Task prompt: Only the lines from the one containing "Write a LaTeX" down to the one containing "minimum width=4.28cm, minimum", inclusive, are to be quoted exactly.

--- start of Records to use ---

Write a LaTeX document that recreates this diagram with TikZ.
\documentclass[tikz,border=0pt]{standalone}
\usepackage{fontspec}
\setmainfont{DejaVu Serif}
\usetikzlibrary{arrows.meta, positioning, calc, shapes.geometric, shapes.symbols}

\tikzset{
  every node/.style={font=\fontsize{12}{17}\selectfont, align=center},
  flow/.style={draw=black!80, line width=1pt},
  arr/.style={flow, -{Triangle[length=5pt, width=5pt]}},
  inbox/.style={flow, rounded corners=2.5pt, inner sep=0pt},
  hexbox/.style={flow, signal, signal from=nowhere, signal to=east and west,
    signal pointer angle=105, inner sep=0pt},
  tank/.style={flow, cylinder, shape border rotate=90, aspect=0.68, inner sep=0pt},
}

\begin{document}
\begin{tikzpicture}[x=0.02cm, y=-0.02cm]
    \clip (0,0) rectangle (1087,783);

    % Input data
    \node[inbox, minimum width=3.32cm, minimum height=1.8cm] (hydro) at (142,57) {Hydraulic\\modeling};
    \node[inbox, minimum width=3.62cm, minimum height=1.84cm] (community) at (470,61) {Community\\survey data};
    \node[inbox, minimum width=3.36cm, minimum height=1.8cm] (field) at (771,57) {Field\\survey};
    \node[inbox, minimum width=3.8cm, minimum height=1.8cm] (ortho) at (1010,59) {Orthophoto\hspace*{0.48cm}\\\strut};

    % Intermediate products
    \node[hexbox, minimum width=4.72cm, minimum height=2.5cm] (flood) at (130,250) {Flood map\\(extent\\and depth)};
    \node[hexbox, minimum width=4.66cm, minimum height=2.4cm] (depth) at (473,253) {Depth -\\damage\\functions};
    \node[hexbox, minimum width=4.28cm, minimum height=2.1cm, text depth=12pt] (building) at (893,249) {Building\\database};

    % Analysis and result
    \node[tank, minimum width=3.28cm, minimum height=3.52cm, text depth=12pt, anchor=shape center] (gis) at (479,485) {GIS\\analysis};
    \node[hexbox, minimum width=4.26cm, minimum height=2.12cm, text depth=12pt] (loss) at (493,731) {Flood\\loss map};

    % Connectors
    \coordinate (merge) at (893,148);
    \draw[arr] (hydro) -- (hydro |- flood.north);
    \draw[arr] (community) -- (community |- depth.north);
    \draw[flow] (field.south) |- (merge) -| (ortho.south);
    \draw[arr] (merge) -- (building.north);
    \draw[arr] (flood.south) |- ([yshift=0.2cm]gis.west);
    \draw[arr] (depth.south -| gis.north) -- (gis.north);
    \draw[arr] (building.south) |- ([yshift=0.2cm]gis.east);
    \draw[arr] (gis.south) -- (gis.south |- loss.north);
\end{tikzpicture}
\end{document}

--- end of Records to use ---
--- start of Records to use ---

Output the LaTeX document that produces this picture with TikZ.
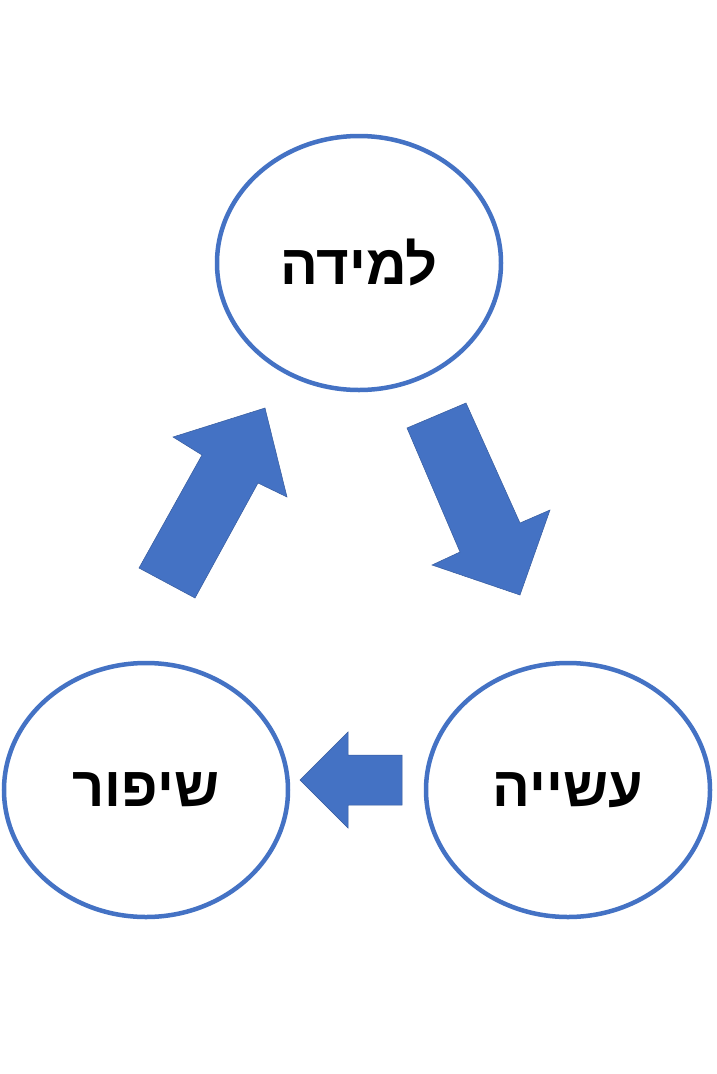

--- end of Records to use ---

Completed exercise:
Write a LaTeX document that recreates this diagram with TikZ.
\documentclass[tikz,border=0pt]{standalone}
\usepackage{fontspec}
\setmainfont{DejaVu Serif}
\usetikzlibrary{arrows.meta, positioning, calc, shapes.geometric, shapes.symbols}

\tikzset{
  every node/.style={font=\fontsize{12}{17}\selectfont, align=center},
  flow/.style={draw=black!80, line width=1pt},
  arr/.style={flow, -{Triangle[length=5pt, width=5pt]}},
  inbox/.style={flow, rounded corners=2.5pt, inner sep=0pt},
  hexbox/.style={flow, signal, signal from=nowhere, signal to=east and west,
    signal pointer angle=105, inner sep=0pt},
  tank/.style={flow, cylinder, shape border rotate=90, aspect=0.68, inner sep=0pt},
}

\begin{document}
\begin{tikzpicture}[x=0.02cm, y=-0.02cm]
    \clip (0,0) rectangle (1087,783);

    % Input data
    \node[inbox, minimum width=3.32cm, minimum height=1.8cm] (hydro) at (142,57) {Hydraulic\\modeling};
    \node[inbox, minimum width=3.62cm, minimum height=1.84cm] (community) at (470,61) {Community\\survey data};
    \node[inbox, minimum width=3.36cm, minimum height=1.8cm] (field) at (771,57) {Field\\survey};
    \node[inbox, minimum width=3.8cm, minimum height=1.8cm] (ortho) at (1010,59) {Orthophoto\hspace*{0.48cm}\\\strut};

    % Intermediate products
    \node[hexbox, minimum width=4.72cm, minimum height=2.5cm] (flood) at (130,250) {Flood map\\(extent\\and depth)};
    \node[hexbox, minimum width=4.66cm, minimum height=2.4cm] (depth) at (473,253) {Depth -\\damage\\functions};
    \node[hexbox, minimum width=4.28cm, minimum height=2.1cm, text depth=12pt] (building) at (893,249) {Building\\database};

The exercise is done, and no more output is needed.